What is a condition in Language Environment?

Language Environment defines a condition as any event that can require the attention of a running application or the HLL routine supporting the application. A condition is also known as an exception, interrupt, or signal. Language Environment makes it possible to respond to events that in the past might have caused a routine to abend, including hardware-detected errors or operating system-detected errors.

All of the following can generate a condition in Language Environment:
Hardware-detected errors
Also known as program interruptions, these are signaled by the central processing unit. Examples are the fixed-overflow and addressing exceptions. The operating system derives the error codes from the codes defined for the machine on which the application is running. The error codes differ from machine to machine.
Operating system-detected errors
These are software errors and are reported as abends. An example is an OPEN error.
Software-generated signals
Signals are conditions intentionally and explicitly created by Language Environment (using CEESGL), language library routines, language constructs (such as C's raise() or PL/I's SIGNAL), or user-written condition handling routines.

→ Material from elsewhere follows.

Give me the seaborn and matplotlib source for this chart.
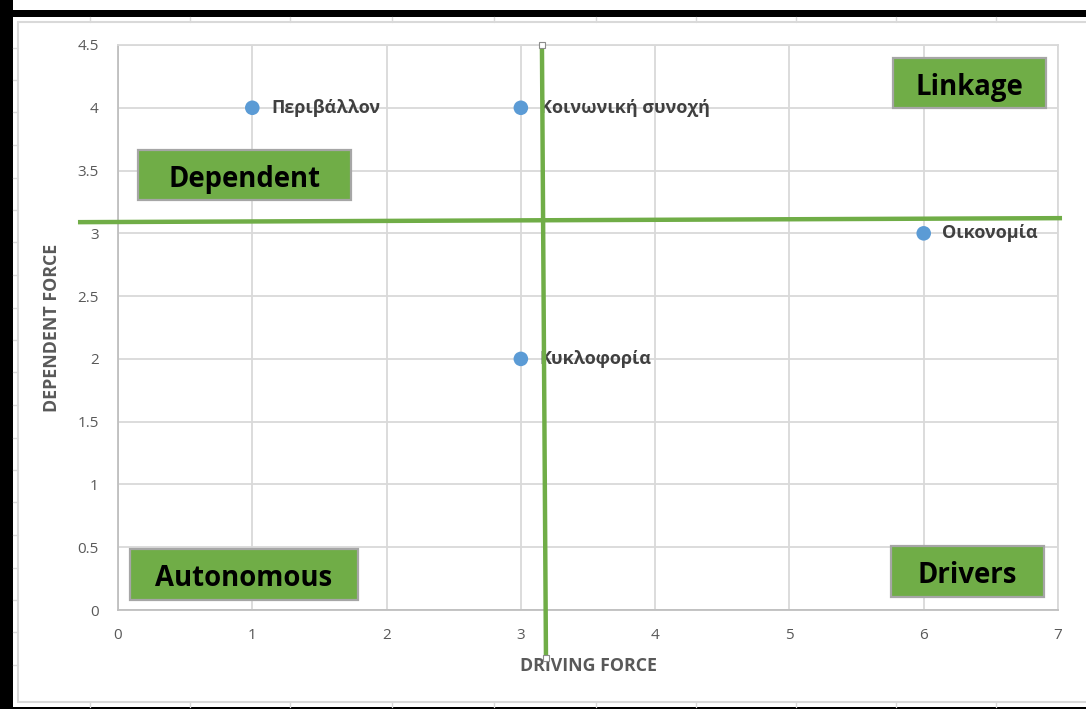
import matplotlib
matplotlib.use("Agg")
import matplotlib.pyplot as plt
from matplotlib.patches import Rectangle
import seaborn as sns
import pandas as pd

# Factor positions on the driving / dependent force plane
factors = ["Περιβάλλον", "Κοινωνική συνοχή", "Οικονομία", "Κυκλοφορία"]
driving = [1, 3, 6, 3]
dependent = [4, 4, 3, 2]

x_ticks = [0, 1, 2, 3, 4, 5, 6, 7]
y_ticks = [0, 0.5, 1, 1.5, 2, 2.5, 3, 3.5, 4, 4.5]
y_tick_labels = ["0", "0.5", "1", "1.5", "2", "2.5", "3", "3.5", "4", "4.5"]

quadrant_names = ["Linkage", "Dependent", "Autonomous", "Drivers"]

sns.set_theme(style="white")
plt.rcParams["font.family"] = ["Open Sans", "DejaVu Sans"]

fig = plt.figure(figsize=(10.86, 7.09), dpi=100)
fig.patch.set_facecolor("white")

# Sheet-style frame around the chart
W, H = 1086, 709
def fx(px):
    return px / W
def fy(py):
    return 1 - py / H

frame = "#D9D9D9"
fig.add_artist(plt.Line2D([fx(18), fx(1086)], [fy(22), fy(22)], color=frame, lw=1.5))
fig.add_artist(plt.Line2D([fx(18), fx(18)], [fy(22), fy(702)], color=frame, lw=1.5))
fig.add_artist(plt.Line2D([fx(18), fx(1086)], [fy(702), fy(702)], color=frame, lw=1.5))
for cx in [90, 190, 290, 392, 494, 596, 696, 796, 896, 996]:
    fig.add_artist(plt.Line2D([fx(cx), fx(cx)], [fy(17), fy(22)], color=frame, lw=1))
    fig.add_artist(plt.Line2D([fx(cx), fx(cx)], [fy(702), fy(707)], color=frame, lw=1))
for cy in [48, 80, 112, 145, 178, 210, 242, 275, 308, 340, 372, 405, 438, 470, 502, 535, 568, 600, 632, 665]:
    fig.add_artist(plt.Line2D([fx(13), fx(18)], [fy(cy), fy(cy)], color=frame, lw=1))
# Black outer border
fig.add_artist(Rectangle((0, fy(709)), fx(13), 1, color="black", lw=0))
fig.add_artist(Rectangle((fx(5), fy(17)), 1, fy(10) - fy(17), color="black", lw=0))
fig.add_artist(Rectangle((0, 0), 1, fy(707), color="black", lw=0))

ax = fig.add_axes([118 / W, 1 - 610 / H, (1058 - 118) / W, (610 - 45) / H])
ax.set_xlim(0, 7)
ax.set_ylim(0, 4.5)

df = pd.DataFrame({"factor": factors, "driving": driving, "dependent": dependent})

ax.grid(True, color="#D9D9D9", lw=1.3)
ax.set_axisbelow(True)
for s in ax.spines.values():
    s.set_color("#D9D9D9")
    s.set_linewidth(1.3)
ax.spines["left"].set_color("#BFBFBF")
ax.spines["bottom"].set_color("#BFBFBF")

sns.scatterplot(data=df, x="driving", y="dependent", ax=ax, color="#5B9BD5",
                s=110, edgecolor="none", zorder=4, clip_on=False)

for name, xv, yv in zip(factors, driving, dependent):
    ax.annotate(name, (xv, yv), xytext=(13.5, 0), textcoords="offset points",
                ha="left", va="center", fontsize=13, fontweight="bold",
                color="#404040", zorder=5)

# Quadrant dividers
green = "#70AD47"
ax.plot([-0.298, 7.03], [3.089, 3.121], color=green, lw=3.2, clip_on=False, zorder=6,
        solid_capstyle="butt")
ax.plot([3.157, 3.187], [4.5, -0.382], color=green, lw=3.2, clip_on=False, zorder=6,
        solid_capstyle="butt")
ax.plot([3.157, 3.187], [4.5, -0.382], ls="none", marker="s", ms=5,
        mfc="white", mec="#8C8C8C", mew=0.8, clip_on=False, zorder=9)

# Quadrant labels
boxes = [
    (5.771, 3.998, 6.910, 4.396),
    (0.149, 3.265, 1.735, 3.664),
    (0.089, 0.080, 1.787, 0.486),
    (5.756, 0.104, 6.895, 0.510),
]
for name, (x0, y0, x1, y1) in zip(quadrant_names, boxes):
    ax.add_patch(Rectangle((x0, y0), x1 - x0, y1 - y0, facecolor=green,
                           edgecolor="#A6A6A6", lw=1.6, zorder=7, clip_on=False))
    ax.text((x0 + x1) / 2, (y0 + y1) / 2 - 0.035, name, ha="center", va="center",
            fontsize=19.8, fontweight="bold", color="black", zorder=8)

ax.set_xticks(x_ticks)
ax.set_yticks(y_ticks)
ax.set_yticklabels(y_tick_labels)
ax.tick_params(axis="both", length=0, labelsize=11, colors="#595959")
ax.tick_params(axis="x", pad=13)
ax.tick_params(axis="y", pad=14)

ax.set_xlabel("DRIVING FORCE", fontsize=12.8, fontweight="bold", color="#595959", labelpad=10)
ax.set_ylabel("DEPENDENT FORCE", fontsize=12.8, fontweight="bold", color="#595959", labelpad=12)

fig.savefig("out.png", dpi=100, facecolor="white")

Under Language Environment, an exception is the original event, such as a hardware signal, software-detected event, or user-signaled event, that is a potential condition. Through the enablement step (described briefly in Steps in condition handling and in detail in Language Environment and HLL condition handling interactions), Language Environment might deem an exception to be a condition, at which point it can be handled by Language Environment, user-written condition handlers, if they are present, or HLL condition handling semantics.